Eddie Lack, G, VAN - Lack got a quick call-up to back up Corey Schneider while Roberto Luongo was banged up, but apparently Bobby Lou is well enough that Lack was sent back down to AHL Chicago, where the 23-year-old undrafted Swede has continued to build his prospect status from the ground up. Last year's breakout in the minors (.926 save percentage, 2.26 GAA over 53 games) is hard to duplicate, but he's been plenty solid with a .918 and 2.47 in the early going this year. Unfortunately, he's going to need a major injury or a trade (whether it's Lack or one of Vancouver's two NHL-level studs who gets dealt) to approach fantasy relevance.

The Future to Come

Every week in this space, I'll feature one college player and one junior player who are making their mark.

This week's college prospect is Jaden Schwartz, a first-round pick by the St. Louis Blues in 2010 and a standout center for the Colorado College Tigers. In the 19-year-old's short hockey career, he's been responsible for breaking his high school team's scoring records (held by some guys named Vincent Lecavalier and Brad Richards), put together a dominating season for the USHL's Tri-City Storm (83 points in 60 games at age 17), and tied for 17th in college scoring last season despite only playing 30 games - the fewest of anyone in the top 50. As a freshman last year, Schwartz averaged 1.57 points per game, the third-best rate in the nation, for a Colorado College team that had few other players ticketed for the NHL. It's been a similar story this year for Schwartz, who's played just nine games, but ripped off six goals and seven assists, again good for one of the top points-per-game marks in the nation. A fractured ankle knocked him out of the World Junior Championships last year and contributed to him missing a third of the Tigers' games, but Schwartz shouldn't be considered overly injury-prone - the reason that he's only played nine games this year is that his team has only played nine games this year despite other teams having skated in as many as 14 contests.

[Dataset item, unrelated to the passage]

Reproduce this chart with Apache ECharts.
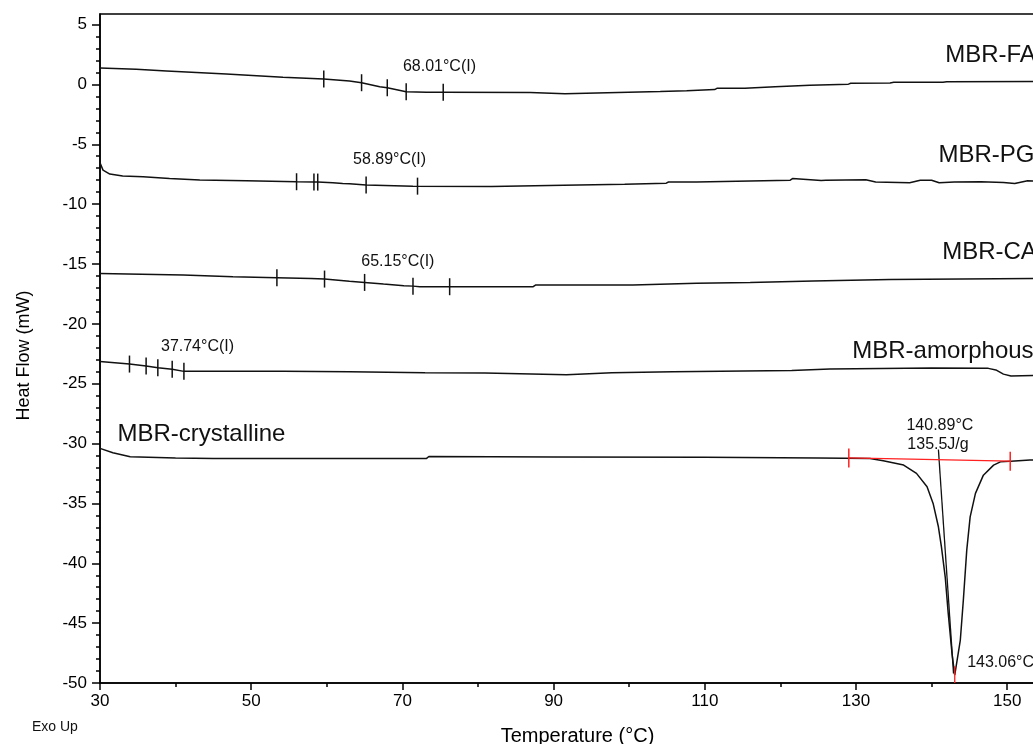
<!DOCTYPE html>
<html>
<head>
<meta charset="utf-8">
<script src="https://cdn.jsdelivr.net/npm/echarts@6/dist/echarts.min.js"></script>
<style>
html,body{margin:0;padding:0;background:#fff;overflow:hidden;}
#chart{width:1033px;height:744px;}
</style>
</head>
<body>
<div id="chart"></div>
<script>
// ---------- data (temperature °C, heat flow mW) ----------
var faData = [[30.0,1.36],[30.1,1.34],[34.8,1.26],[38.8,1.12],[46.7,0.86],[54.2,0.59],[59.6,0.45],[63.0,0.28],[64.6,0.14],[67.0,-0.2],[68.0,-0.28],[70.5,-0.61],[73.2,-0.66],[75.4,-0.66],[86.9,-0.68],[87.1,-0.79],[91.5,-0.79],[91.7,-0.68],[99.9,-0.66],[100.1,-0.6],[104.1,-0.6],[104.3,-0.53],[107.6,-0.53],[107.8,-0.43],[111.3,-0.43],[111.6,-0.33],[115.3,-0.33],[115.5,-0.22],[119.3,-0.2],[119.5,-0.1],[123.9,-0.08],[124.1,0.0],[129.0,0.02],[129.3,0.09],[134.5,0.12],[135.0,0.17],[141.5,0.18],[142.0,0.22],[155,0.24]];
var pgData = [[30.0,-6.55],[30.4,-7.16],[31.3,-7.49],[33.0,-7.66],[35.7,-7.71],[39.2,-7.85],[43.2,-7.99],[49.35,-8.05],[56.0,-8.13],[58.3,-8.15],[58.8,-8.16],[60.8,-8.22],[62.1,-8.27],[63,-8.3],[65.2,-8.41],[71.4,-8.5],[81.8,-8.52],[82.0,-8.43],[91.3,-8.43],[91.5,-8.35],[99.4,-8.35],[99.65,-8.25],[104.9,-8.25],[105.2,-8.15],[108.9,-8.15],[109.1,-8.0],[121.3,-8.0],[121.6,-7.87],[121.8,-8.0],[125.4,-8.02],[125.6,-8.15],[126.0,-8.0],[131.3,-7.97],[132.6,-8.15],[137.1,-8.22],[138.5,-8.0],[140.0,-8.0],[141.0,-8.22],[143.0,-8.15],[146.5,-8.13],[149.5,-8.2],[151.0,-8.28],[152.7,-8.05],[155,-8.08]];
var caData = [[30.0,-15.8],[41.0,-15.93],[47.6,-16.07],[53.4,-16.15],[57.9,-16.22],[59.7,-16.26],[63.0,-16.45],[65.0,-16.54],[67.5,-16.68],[70.2,-16.82],[71.4,-16.85],[72.3,-16.9],[76.25,-16.9],[87.3,-16.9],[87.6,-16.76],[100.5,-16.76],[100.75,-16.62],[108.9,-16.62],[109.1,-16.54],[116.0,-16.54],[116.2,-16.43],[124.35,-16.43],[124.6,-16.32],[134.5,-16.3],[134.7,-16.2],[155,-16.2]];
var amData = [[30.0,-23.15],[33.9,-23.36],[36.1,-23.53],[37.65,-23.67],[39.55,-23.8],[41.1,-23.97],[54.2,-23.97],[63.0,-24.0],[73.0,-24.09],[80.9,-24.1],[81.1,-24.2],[91.7,-24.25],[91.9,-24.14],[97.7,-24.09],[97.9,-24.0],[105.8,-24.0],[106.0,-23.92],[121.5,-23.9],[121.7,-23.78],[126.55,-23.78],[126.8,-23.67],[140,-23.68],[147.5,-23.72],[148.5,-23.85],[149.5,-24.2],[150.5,-24.35],[155,-24.3]];
var crData = [[30.0,-30.4],[30.2,-30.49],[31.7,-30.77],[34.0,-31.1],[40.0,-31.2],[45.0,-31.24],[73.2,-31.24],[73.5,-31.08],[90,-31.12],[110,-31.15],[125,-31.2],[131.85,-31.24],[133.6,-31.44],[136.3,-31.8],[138.0,-32.49],[139.4,-33.61],[140.2,-35.0],[140.9,-36.95],[141.3,-38.63],[141.8,-41.13],[142.2,-44.19],[142.7,-47.53],[143.06,-49.35],[143.3,-49.2],[143.8,-46.41],[144.2,-43.07],[144.65,-38.9],[145.1,-36.12],[145.8,-34.16],[146.85,-32.64],[148.2,-31.8],[149.1,-31.53],[151,-31.45],[153,-31.38],[155,-31.35]];

// analysis cursor marks on the curves
var faMarks = [[59.6,0.45],[64.6,0.14],[68.0,-0.28],[70.5,-0.61],[75.4,-0.66]];
var pgMarks = [[56.0,-8.13],[58.3,-8.15],[58.8,-8.16],[65.2,-8.41],[72.0,-8.5]];
var caMarks = [[53.4,-16.15],[59.7,-16.26],[65.0,-16.54],[71.4,-16.85],[76.25,-16.9]];
var amMarks = [[33.9,-23.36],[36.1,-23.53],[37.65,-23.67],[39.55,-23.8],[41.1,-23.97]];

// melting peak analysis (crystalline)
var peakBaseline = [[129.05,-31.2],[150.4,-31.47]];
var onsetTangent = [[140.9,-30.5],[142.9,-49.2]];
var peakMarker = [[143.06,-48.6],[143.06,-50]];

// text labels: [T, value, text]
var seriesNames = [[141.8,2.45,'MBR-FA'],[140.9,-5.9,'MBR-PG'],[141.4,-14.0,'MBR-CA'],[129.5,-22.3,'MBR-amorphous'],[32.3,-29.2,'MBR-crystalline']];
var tgLabels = [[74.9,1.47,'68.01°C(I)'],[68.3,-6.32,'58.89°C(I)'],[69.4,-14.84,'65.15°C(I)'],[42.9,-21.92,'37.74°C(I)']];
var peakLabelsCenter = [[141.1,-28.46,'140.89°C'],[140.85,-30.1,'135.5J/g']];
var peakLabelsLeft = [[144.7,-48.3,'143.06°C']];

// axis ticks
var xMajor = [30,50,70,90,110,130,150];
var xMinor = [40,60,80,100,120,140];
var yMajor = [-50,-45,-40,-35,-30,-25,-20,-15,-10,-5,0,5];
var yMinor = [];
for (var i = -49; i <= 5; i++) { if (i % 5 !== 0) yMinor.push(i); }

var FONT = '"Liberation Sans", Arial, sans-serif';
var chart = echarts.init(document.getElementById('chart'), null, {renderer:'canvas'});

function curve(data){
  return {type:'line', data:data, showSymbol:false, symbol:'none', smooth:false,
    lineStyle:{color:'#111', width:1.5}, xAxisIndex:0, yAxisIndex:0, z:3, silent:true};
}
function marks(data, color, h){
  return {type:'scatter', data:data, symbol:'rect', symbolSize:[1.5, h],
    itemStyle:{color:color, opacity:1}, xAxisIndex:0, yAxisIndex:0, z:4, silent:true};
}
function labels(data, align, size){
  return {type:'scatter', symbolSize:0, xAxisIndex:0, yAxisIndex:0, z:5, silent:true,
    itemStyle:{opacity:1},
    data:data.map(function(d){return {value:[d[0],d[1]], name:d[2]};}),
    label:{show:true, position:'inside', formatter:'{b}', color:'#111', fontFamily:FONT,
      fontSize:size, align:align, verticalAlign:'middle'}};
}

var option = {
  backgroundColor:'#fff',
  animation:false,
  grid:{left:100, width:945, top:14, bottom:61, outerBoundsMode:'none', containLabel:false,
    show:true, borderColor:'#000', borderWidth:1.5, backgroundColor:'transparent'},
  xAxis:[{
    type:'value', min:30, max:155, interval:20, position:'bottom',
    axisLine:{show:true, onZero:false, lineStyle:{color:'#000', width:1.5}},
    axisTick:{show:true, inside:false, length:7, customValues:xMajor, lineStyle:{color:'#000', width:1.5}},
    axisLabel:{show:true, customValues:xMajor, fontSize:17, color:'#000', fontFamily:FONT, margin:10},
    splitLine:{show:false},
    name:'Temperature (°C)', nameLocation:'middle', nameGap:43,
    nameTextStyle:{fontSize:20, color:'#000', fontFamily:FONT, padding:[0,0,0,10]}
  },{
    type:'value', min:30, max:155, interval:20, position:'bottom',
    axisLine:{show:false, onZero:false},
    axisTick:{show:true, inside:false, length:4, customValues:xMinor, lineStyle:{color:'#000', width:1.5}},
    axisLabel:{show:false}, splitLine:{show:false}
  }],
  yAxis:[{
    type:'value', min:-50, max:5.88, interval:5, position:'left',
    axisLine:{show:true, onZero:false, lineStyle:{color:'#000', width:1.5}},
    axisTick:{show:true, inside:false, length:8, customValues:yMajor, lineStyle:{color:'#000', width:1.5}},
    axisLabel:{show:true, customValues:yMajor, fontSize:17, color:'#000', fontFamily:FONT, margin:13},
    splitLine:{show:false},
    name:'Heat Flow (mW)', nameLocation:'middle', nameRotate:90, nameGap:67,
    nameTextStyle:{fontSize:18, color:'#000', fontFamily:FONT, padding:[0,14,0,0]}
  },{
    type:'value', min:-50, max:5.88, interval:5, position:'left',
    axisLine:{show:false, onZero:false},
    axisTick:{show:true, inside:false, length:4, customValues:yMinor, lineStyle:{color:'#000', width:1.5}},
    axisLabel:{show:false}, splitLine:{show:false}
  }],
  graphic:[{type:'text', left:32, top:720, style:{text:'Exo Up', font:'14px "Liberation Sans", Arial, sans-serif', fill:'#111'}}],
  series:[
    curve(faData), curve(pgData), curve(caData), curve(amData), curve(crData),
    {type:'line', data:onsetTangent, showSymbol:false, symbol:'none', lineStyle:{color:'#111', width:1.3}, z:3, silent:true},
    {type:'line', data:peakBaseline, showSymbol:false, symbol:'none', lineStyle:{color:'#ff2020', width:1.3}, z:4, silent:true},
    {type:'line', data:peakMarker, showSymbol:false, symbol:'none', lineStyle:{color:'#ff2020', width:1.3}, z:4, silent:true},
    marks(peakBaseline, '#ff2020', 19),
    marks(faMarks, '#111', 17), marks(pgMarks, '#111', 17), marks(caMarks, '#111', 17), marks(amMarks, '#111', 17),
    labels(seriesNames, 'left', 24),
    labels(tgLabels, 'center', 16),
    labels(peakLabelsCenter, 'center', 16),
    labels(peakLabelsLeft, 'left', 16)
  ]
};
chart.setOption(option);
</script>
</body>
</html>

Our junior prospect of the week is Tanner Pearson, a 19-year-old left wing for the OHL's Barrie Colts and the leading scorer on a points-per-game basis in all of junior hockey. Twice the OHL Player of the Week already this year, Pearson has racked up an eye-opening 51 points (18 goals, 33 assists) in only 22 games with Barrie - that's 2.32 points per game, almost a Crosby-esque pace. Those are stunning numbers from a player who flew completely under the radar before this year. He had a decent, but unimpressive 42-point major junior debut in 66 games last year, but this year has been, well, a revelation - and, better yet, Pearson isn't one of those undersized kids that I so love. He's grown up - way up - since being selected by Barrie in the midget draft in 2008. Back then, he was a little kid at 5-9, 155, but today, Pearson is a robust six feet tall and weighs nearly 200 pounds. Pearson was eligible for the 2011 NHL draft, and was passed up by every single team, but if he keeps up anything resembling this scoring rate, he could find himself taken in the first round in 2012, just one year after no one wanted him.